Die Stadtverwaltung sah hier gleich eine ganze Reihe an Fehlern, sowohl formell als auch inhaltlich. Die zur Fragestellung mitgelieferte Begründung sei suggestiv formuliert, wodurch eine unverfälschte Darstellung des Bürgerwillens nicht gewährleistet sei. Außerdem würden feststehende Nachteile für Tourismus und Umwelt als Konsequenz des Terminals behauptet, allerdings nicht belegt. Schlussendlich sah sich die Stadtverwaltung auch im Falle dieses zweiten Bürgerbegehrens nicht zuständig, da sich das Belangen auf Begehren beziehe, die über die Gemeinde hinausreichten. Es handle sich hierbei um Belangen der nationalen Energiesicherheit.
Wie geht es nun weiter?
Drei Bürger*Innen und Mitglieder der Initiative haben nun mit einem neunseitigen Schreiben Widerspruch gegen den Entscheid der Stadt eingelegt. Die Gegner des Terminals erhoffen sich, dass die Stadt das Begehren doch noch zulasse. Andernfalls steht den Bürger*Innen der Klageweg offen.
Nicht nur im Saal der Sassnitzer Stadtverwaltung ist die Errichtung des LNG-Terminals weiterhin Bestandteil reger Diskussionen. Aus einer Forsa-Umfrage im Auftrag der „Ostsee-Zeitung“ aus dem Januar geht hervor, dass 63 Prozent der Bürger*innen in Mecklenburg-Vorpommern den Bau des LNG-Terminals auf Rügen ablehnt. Lediglich ein Viertel der Befragten unterstützt das Projekt, während sich zwölf Prozent unentschlossen zeigen. Auch die Landesregierung von Mecklenburg-Vorpommern distanziert sich zuletzt deutlich von dem Projekt. Man sei hier nun nicht mehr von der akuten Gasmangellage und damit drohenden Engpässen im Winter überzeugt, was ja eigentlich das Kernargument für den Bau des Terminals auf der Ostseeinsel darstellte. Der Umweltminister Till Backhaus (SPD) betonte in einem Interview mit dem NDR, dass man sich lediglich als Dienstleister des Bundes sehe und das Projekt nicht unterstütze.
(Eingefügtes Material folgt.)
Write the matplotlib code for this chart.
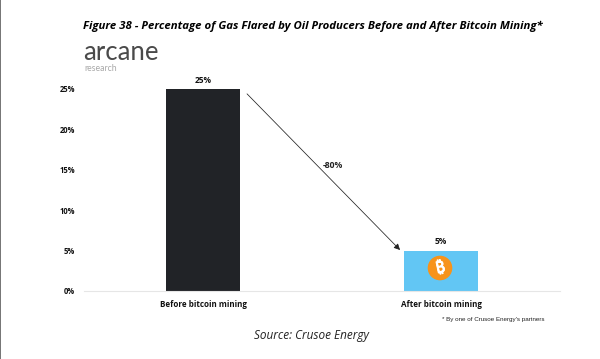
import matplotlib
matplotlib.use("Agg")
import matplotlib.pyplot as plt
from matplotlib.patches import Circle, Rectangle
import matplotlib.patheffects as pe

categories = ["Before bitcoin mining", "After bitcoin mining"]
values = [25, 5]
bar_labels = ["25%", "5%"]
yticks = [0, 5, 10, 15, 20, 25]
ytick_labels = ["0%", "5%", "10%", "15%", "20%", "25%"]
change_label = "-80%"
bar_colors = ["#212327", "#62c6f4"]

W, H = 600, 359
plt.rcParams["font.family"] = ["Open Sans", "DejaVu Sans"]
fig = plt.figure(figsize=(W / 100, H / 100), dpi=100, facecolor="white")

x0, x1, ytop, ybot = 84, 560, 89, 291
ax = fig.add_axes([x0 / W, 1 - ybot / H, (x1 - x0) / W, (ybot - ytop) / H])
ax.bar([0, 1], values, width=0.31, color=bar_colors, zorder=2)
ax.set_xlim(-0.5, 1.5)
ax.set_ylim(0, 25)
ax.set_yticks(yticks)
ax.set_yticklabels(ytick_labels, fontsize=5.5, fontweight="bold", color="#111111")
ax.set_xticks([0, 1])
ax.set_xticklabels(categories, fontsize=5.8, fontweight="bold", color="#111111")
ax.tick_params(axis="both", length=0)
ax.tick_params(axis="x", pad=6.2)
ax.tick_params(axis="y", pad=6.5)
for s in ["top", "right", "left"]:
    ax.spines[s].set_visible(False)
ax.spines["bottom"].set_color("#e6e6e6")
ax.spines["bottom"].set_linewidth(0.8)

for i, v in enumerate(values):
    ax.annotate(bar_labels[i], (i, v), xytext=(0, 3.2), textcoords="offset points",
                ha="center", va="bottom", fontsize=6, fontweight="bold", color="#111111",
                annotation_clip=False)

ax.annotate("", xy=(0.828, 5.07), xytext=(0.185, 24.4),
            arrowprops=dict(arrowstyle="-|>", color="#222222", lw=0.55, mutation_scale=9,
                            shrinkA=0, shrinkB=0), annotation_clip=False)
ax.text(0.503, 15.55, change_label, fontsize=6.2, fontweight="bold", color="#222222",
        ha="left", va="center")

# overlay in pixel coordinates
ov = fig.add_axes([0, 0, 1, 1], facecolor="none")
ov.set_xlim(0, W)
ov.set_ylim(H, 0)
ov.axis("off")
ov.add_patch(Rectangle((0, 0), 1.2, H, color="#777777", lw=0))
ov.add_patch(Circle((440, 268), 12.3, color="#f7931a", lw=0))
coin = ov.text(440.3, 268, "₿", fontsize=11.5, color="white",
               ha="center", va="center", rotation=12, family=["DejaVu Sans", "Noto Sans"])
coin.set_path_effects([pe.withStroke(linewidth=0.6, foreground="white")])

ov.text(313, 26, "Figure 38 - Percentage of Gas Flared by Oil Producers Before and After Bitcoin Mining*",
        fontsize=8.2, fontstyle="italic", fontweight="bold", color="black", ha="center", va="center")
ov.text(83.5, 60.5, "arcane", fontsize=18.5, color="#4a4a4a", ha="left", va="baseline",
        family="Lato", fontweight="normal")
ov.text(84, 71, "research", fontsize=6.2, color="#a8a8a8", ha="left", va="baseline", family="Lato")
ov.text(442, 319.5, "* By one of Crusoe Energy's partners", fontsize=4.5,
        color="#222222", ha="left", va="center", family="Liberation Sans")
ov.text(311, 336, "Source: Crusoe Energy", fontsize=8.5, fontstyle="italic",
        color="#222222", ha="center", va="center")

fig.savefig("out.png", dpi=100)
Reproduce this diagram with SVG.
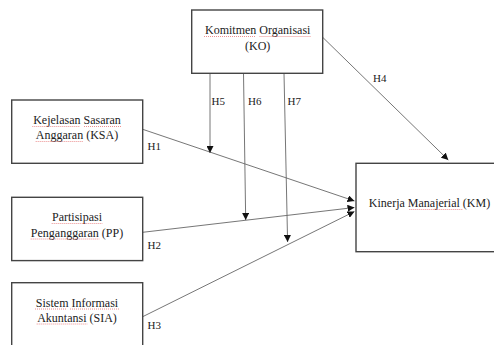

Die Vertreter von BUND, NABU, WWF und der Umwelthilfe kündigen unterdessen an, die Inbetriebnahme des LNG-Terminals weiterhin verhindern zu wollen. Letztere erstattete auch Anzeige gegen den Konzern Deutsche Regas, welcher für die Bauarbeiten verantwortlich ist. Es liegt laut DUH der Verdacht nahe, dass der Konzern im November und Dezember unerlaubte Bauarbeiten am LNG-Terminal durchführte. Insgesamt lassen die gespaltene Meinung der Bürger*innen und der Politiker*innen bis in die höchsten Kreise eines vermuten: Eine reibungslose Inbetriebnahme des LNG-Terminals auf Rügen bleibt weiterhin ungewiss.